L'auteur continue d'explorer les recoins les plus déstabilisants de la société, sans recourir à la facilité ou au spectaculaire. Il compose des scènes qui installent lentement et méthodiquement un sentiment de malaise diffus et intense. Le procédé implique de longues scènes de dialogues découpées en successions de champ / contre-champ sur des visages subtilement expressifs et sur les changements de décors qui signalent le glissement vers les exercices scéniques qui happent les participants vers un ailleurs à la fois réconfortant et inquiétant.
Acting Class place le lecteur dans une position inconfortable, comme installé dans l'obscurité d'une salle de spectacle, assistant secrètement aux répétitions d'une pièce de théâtre. L'auteur lui fait pénétrer l'intimité des personnages, dans toute leur complexité et leurs zones d'ombre. L'effet est étrange et déroutant. Après Beverly et Sabrina, ce nouveau livre confirme tout le bien que certains clament au sujet de l'auteur (tandis que d'autres continuent de crier à la supercherie). En tout cas, personne n'en sort intact.
Rosie, Dennis, Angel, Gloria, Beth, Rayanne, Thomas, Neil, Danielle, Lou... Dix personnes étrangères entre elles pour la plupart. Dix personnes vivant un quotidien angoissant, oppressant et précaire. Dix personnes qui espèrent trouver un échappatoire en s'inscrivant au cours de théâtre de John Smith. Le topo est simple : les 4 premiers cours hebdomadaires sont gratuits et les élèves choisiront de continuer ou non.
Pour les exercices, le professeur donne quelques thèmes et directives et laissent ses élèves amateur.ice.s improviser. Les élèves ne sont pas tou.te.s convaincu.e.s de ce qu'apportent ces cours à l'issue des premières séances, mais l'opportunité de la gratuité leur suggèrent d'aller au bout de ces 3 semaines...
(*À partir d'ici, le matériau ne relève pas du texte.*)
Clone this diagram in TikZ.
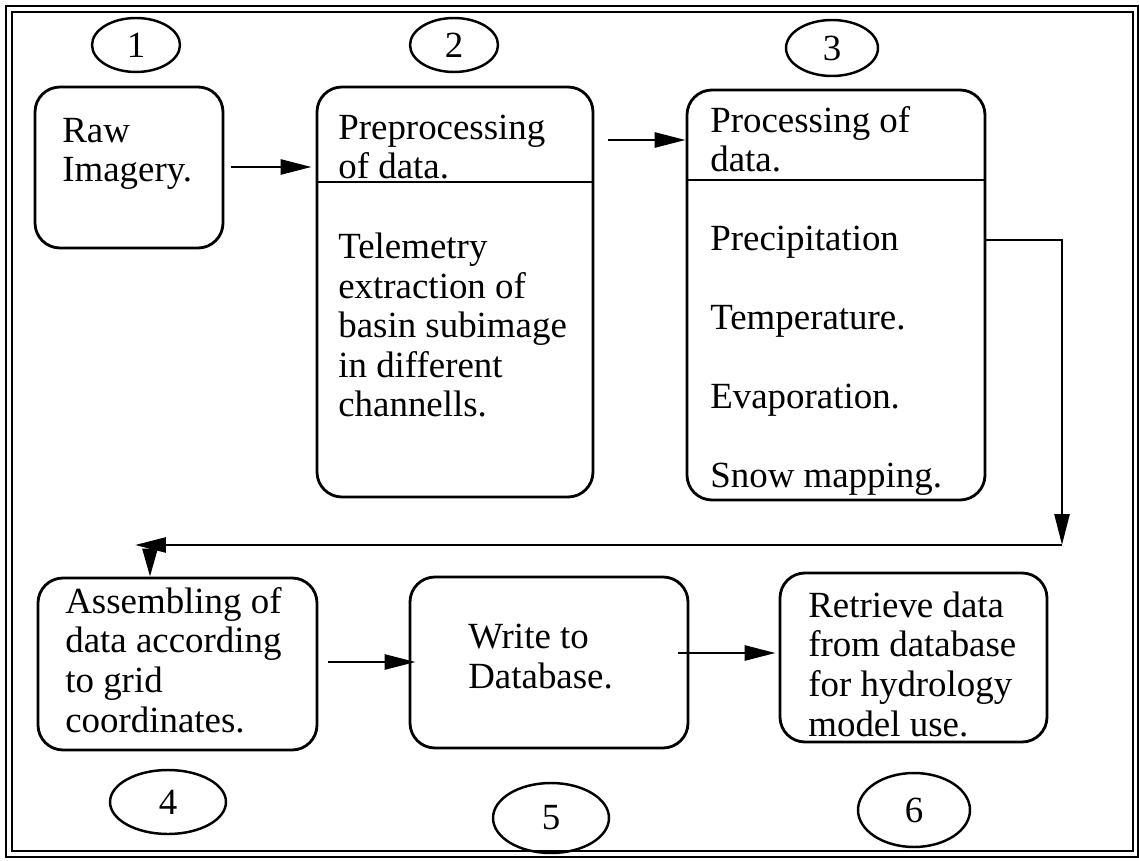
\documentclass[tikz,border=0pt]{standalone}
\usepackage{fontspec}
\setmainfont{Liberation Serif}
\usepackage{tikz}
\usetikzlibrary{arrows.meta, positioning, calc, fit, shapes}

\begin{document}
\begin{tikzpicture}[x=0.02cm, y=-0.02cm,
    box/.style={draw, line width=1.6pt, rounded corners=0.5cm, inner sep=0pt},
    num/.style={draw, ellipse, line width=1.4pt, inner sep=0pt, font=\fontsize{21}{22}\selectfont},
    txt/.style={anchor=base west, inner sep=0pt, align=left, font=\fontsize{21}{22.5}\selectfont},
    arr/.style={line width=1.5pt, -{Triangle[length=0.62cm, width=0.3cm]}}]
    \useasboundingbox (0,0) rectangle (1139,861);

    % 外框（双线）
    \draw[line width=1.2pt] (6,6) rectangle (1138,857);
    \draw[line width=1.2pt] (12,12) rectangle (1133,851);

    % 上排：1 2 3 （文字按最后一行的基线放）
    \node[box, fit={(35,87) (223,248)}] (raw) {};
    \node[txt] (rawtxt) at (62,182) {Raw\\Imagery.};
    \node[num, minimum width=1.76cm, minimum height=1.08cm] (n1) at (136,45) {1};

    \node[box, fit={(317,87) (593,497)}] (prep) {};
    \draw[line width=1.4pt] (prep.west |- 0,182) -- (prep.east |- 0,182);
    \node[txt] (preptitle) at (338,179) {Preprocessing\\of data.};
    \node[txt] (preptxt) at (338,417) {Telemetry\\extraction of\\basin subimage\\in different\\channells.};
    \node[num, minimum width=1.76cm, minimum height=1.08cm] (n2) at (454,45) {2};

    \node[box, fit={(687,90) (985,500)}] (proc) {};
    \draw[line width=1.4pt] (proc.west |- 0,180) -- (proc.east |- 0,180);
    \node[txt] (proctitle) at (710,172) {Processing of\\data.};
    \node[txt] (proctxt) at (710,487) {Precipitation\\[22.3pt]Temperature.\\[22.3pt]Evaporation.\\[22.3pt]Snow mapping.};
    \node[num, minimum width=1.84cm, minimum height=1.12cm] (n3) at (832,48) {3};

    % 下排：4 5 6
    \node[box, fit={(38,578) (317,750)}] (asm) {};
    \node[txt] (asmtxt) at (65,732) {Assembling of\\data according\\to grid\\coordinates.};
    \node[num, minimum width=2.32cm, minimum height=1.28cm] (n4) at (168,802) {4};

    \node[box, fit={(410,577) (688,748)}] (db) {};
    \node[txt] (dbtxt) at (468,688) {Write to\\Database.};
    \node[num, minimum width=2.32cm, minimum height=1.4cm] (n5) at (551,818) {5};

    \node[box, fit={(780,573) (1047,742)}] (get) {};
    \node[txt] (gettxt) at (808,736) {Retrieve data\\from database\\for hydrology\\model use.};
    \node[num, minimum width=2.24cm, minimum height=1.48cm] (n6) at (914,810) {6};

    % 箭头
    \draw[arr, shorten <=0.14cm, shorten >=0.08cm] (raw.east |- 0,167) -- (prep.west |- 0,167);
    \draw[arr, shorten <=0.28cm] (prep.east |- 0,140) -- (proc.west |- 0,140);

    \coordinate (c1) at (1062,545);
    \coordinate (c2) at (135,545);
    \coordinate (c3) at (150,548);
    \draw[arr] (proc.east |- 0,240) -| (c1);
    \draw[arr] (c1) -- (c2);
    \draw[arr, -{Triangle[length=0.56cm, width=0.3cm]}] (c3) -- (c3 |- asm.north);

    \draw[arr, shorten <=0.2cm, shorten >=-0.14cm] (asm.east |- 0,662) -- (db.west |- 0,662);
    \draw[arr, shorten <=-0.22cm, shorten >=0.06cm] (db.east |- 0,653) -- (get.west |- 0,653);
\end{tikzpicture}
\end{document}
Le début sonne comme du Drnaso classique mais la suite d'Acting Class s'éloigne des concrets Beverly et Sabrina pour établir un espace trouble entre performance scénique, imaginaire et réalité, tout en mettant en exergue le biais cognitif de l'escalade de l'engagement.
Les performances d'acteurs se signalent par un changement de décor, d'une case à l'autre. C'est absolument sans artifice, à l'image de la patte graphique de Drnaso. On peut noter une évolutions des expressions faciales, mais sinon trait coupé au cordeau, aplats de couleurs, pas besoin de plus. Je trouve même que le découpage de séquences va plus à l'essentiel que dans ses bouquins précédents, faisant la part belle aux échanges entre personnages, puis au délitement des unités de lieux et de temps.
Car c'est un des autres points du bouquin, la perte de points de repère des protagonistes qui rompent avec leurs environnements respectifs pour en suivre un autre.